Many reports point to the Middle East as the new big cosmetics market. According to survey results announced by the global market intelligence publisher Euromonitor, the cosmetics market of the Middle East was valued at about 18 billion US dollars in 2015, and it is expected to be more than doubled by 2020. There are no other markets that could double up in size in just 5 years. And the cosmetics industry just happens to be Korea’s strong suit. Also importantly, China’s trade retaliation is looking quite serious, and it seems unlikely that they would relax their stance easily. So what do we do with all the expanded infra and supplies of cosmetics with the Chinese market in mind? That’s where the Middle East comes in.

The Middle Eastern cosmetics market is projected to grow by an average of 15% per year and reach 36 billion dollars by 2020. To secure its foothold in this new blue ocean, K-beauty leader Amorepacific will open a cosmetics store in Dubai in the latter half of this year. As China, who accounts for 37.5% of Korea’s total cosmetics exports, continues to build up its trade barriers, the company is expanding its efforts to make its way into new markets. Such diversification of export markets is exactly what the Korean economy needs.

Korea’s export diversification strategy has to be successful.
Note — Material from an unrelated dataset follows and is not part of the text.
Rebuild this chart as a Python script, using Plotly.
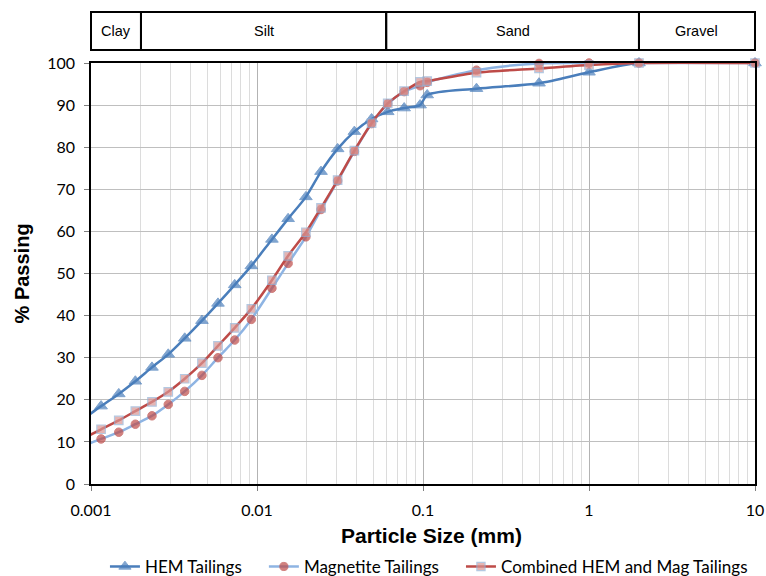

We’re actually in a dire situation. The Korean economy is heavily dependent on exports. We rely on exports to rev up the engine, which in turn churns the domestic consumption. Such a structure cannot be changed overnight. So we need such strategies as a kind of insurance that will allow us to react confidently to external changes.

The government has come up with various measures to fuel the recent upbeat trend of exports. Expanding new export markets, introducing new export methods such as cultural convergence marketing, and allocating more than 60% of its 2017 budget for overseas marketing in the first half of the year are just some of these measures. Time will tell what kind of fruits today’s efforts will bear tomorrow.